Updated: 2015-03-30 03:52

By Chen Weihua(China Daily USA)

  Print Mail Large Medium  Small 分享按钮 0

Japanese Prime Minister Shinzo Abe has been invited to address a joint session of US Congress on April 29, making Abe, widely regarded a right-wing politician, the first Japanese prime minister to speak to the two houses.

The invitation, extended by House Speaker John Boehner last Thursday, said “his address will provide an opportunity for the American people to hear from one of our closest allies about ways we can expand our cooperation on economic and security priorities”.

Missing was any mention of Abe using the opportunity to clarify his highly controversial views on history, even as the United Nations and the world mark the 70th anniversary of the end of WWII. Abe's revisionist views on history have angered not only Japan's neighboring countries of China and South and North Korea, but also several other countries in Asia which suffered the brutality of Japanese militarism during WWII.

Countries still waiting for Abe to clarify his views on history

Chinese Foreign Minister Wang Yi urged Japan to face history squarely during a visit to Seoul a week ago, when foreign ministers from China, South Korea and Japan tried to pave the way for a trilateral summit that has been stalled for the last three years due largely to Japan's bid to whitewash WWII history.

“I hope Japan can seize this opportunity and face up to history in order to unload the historical burden and advance toward the future with its neighbors,” Wang told his Japanese counterpart Fumio Kishida.

On Sunday, South Korea Foreign Minister Yun Byung-se said that Japan will risk “severe damage” to its leadership if it misses important opportunities on the horizon this year, South Korea's Yonhap news agency reported.

He was referring to Abe's speech before the US Congress and a declaration regarding WWII Abe is expected to release in August.

“There is a consensus in the international community that Japan, as the German leaders did in the past, should take a clear stance on history,” Yun said.

Abe, whose core support includes Japanese right-wing groups, has a record of making controversial statements regarding WWII. He has questioned whether WWII constituted aggression on the part of Japan and he has denied the Japanese military's use of coercion with “comfort women” — women from Korea, China, the Philippines and other Asian nations forced into sexual slavery by the Japanese Imperial Army.

Criticism of Abe's historical views has also been strong in the US. Mainstream newspapers, such as the New York Times and Washington Post, have carried editorials in recent years blasting Abe's whitewashing of WWII atrocities.

Jan Thompson, president of the American Defenders of Bataan and Corregidor Memorial Society, which represents surviving US prisoners of the Japanese, said an address to a joint session of US Congress would be “a unique opportunity to acknowledge Japan's historical responsibilities”, according to a Reuters report a week ago.

Writing to the Veterans' Committees of both houses, Thompson said past statements by Abe rejecting the verdicts of the Tokyo War Crimes Tribunal that served as the foundation of the 1951 San Francisco Peace Treaty with Japan “trouble us”.

“We want Congress to only extend the invitation to Prime Minister Abe to speak at the podium of Roosevelt and Churchill if they are assured that he will acknowledge that Japan's defeat released the country from the venom of fascism and the inhuman goals of a criminal regime,” Reuters quoted his letter as saying.

Inside the US Congress, Japanese-American Congressman Mike Honda from California has been the most vocal critic of Japanese revisionist views.

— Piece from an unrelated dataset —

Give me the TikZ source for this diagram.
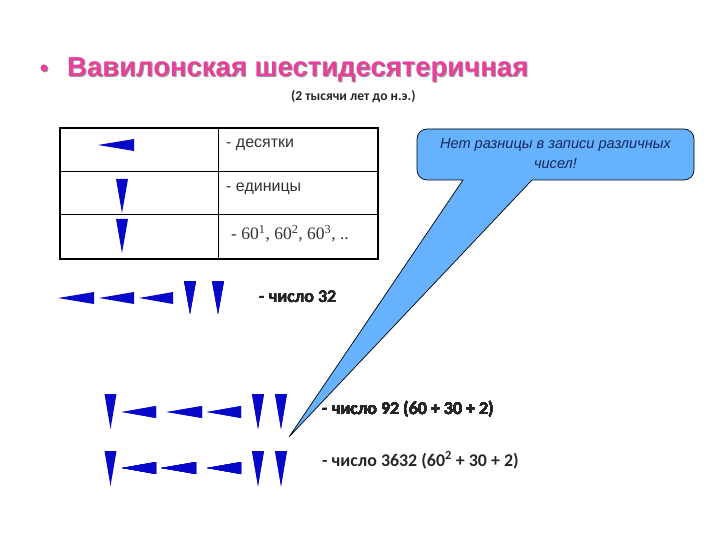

House Resolution 121, which he introduced and was passed in 2007, asks the Japanese government to apologize to former comfort women and include them in the curriculum of Japanese schools.

No one seems to be sure what Abe will say to the US Congress or in his August declaration on WWII.

His interview with the Washington Post's David Ignatius, published on March 26, already stirred some controversy in China and South Korea when he lightly described comfort women as “victimized by human trafficking" without mentioning the responsibility of the Japanese Imperial Army.

His stance on a sincere apology to countries like China and South Korea has also been vague and hardly satisfies public expectations in the two countries and probably even among some Japanese.

A survey by Japan's Kyodo news agency released on Sunday showed that 54.6 percent of Japanese think Abe, in his August declaration, should express regret and apologize for Japan's colonial rule and aggression in marking the 70th anniversary of the end of WWII. About 30.5 percent said such sentiments should not be part of the statement.

In his address to the US Congress, Abe may try to please some Americans by talking about the US-Japan security alliance or trade cooperation as evidenced by the Trans-Pacific Partnership. But it seems that he will not get a pass if he does not take the opportunity to clarify well his troubling views on history.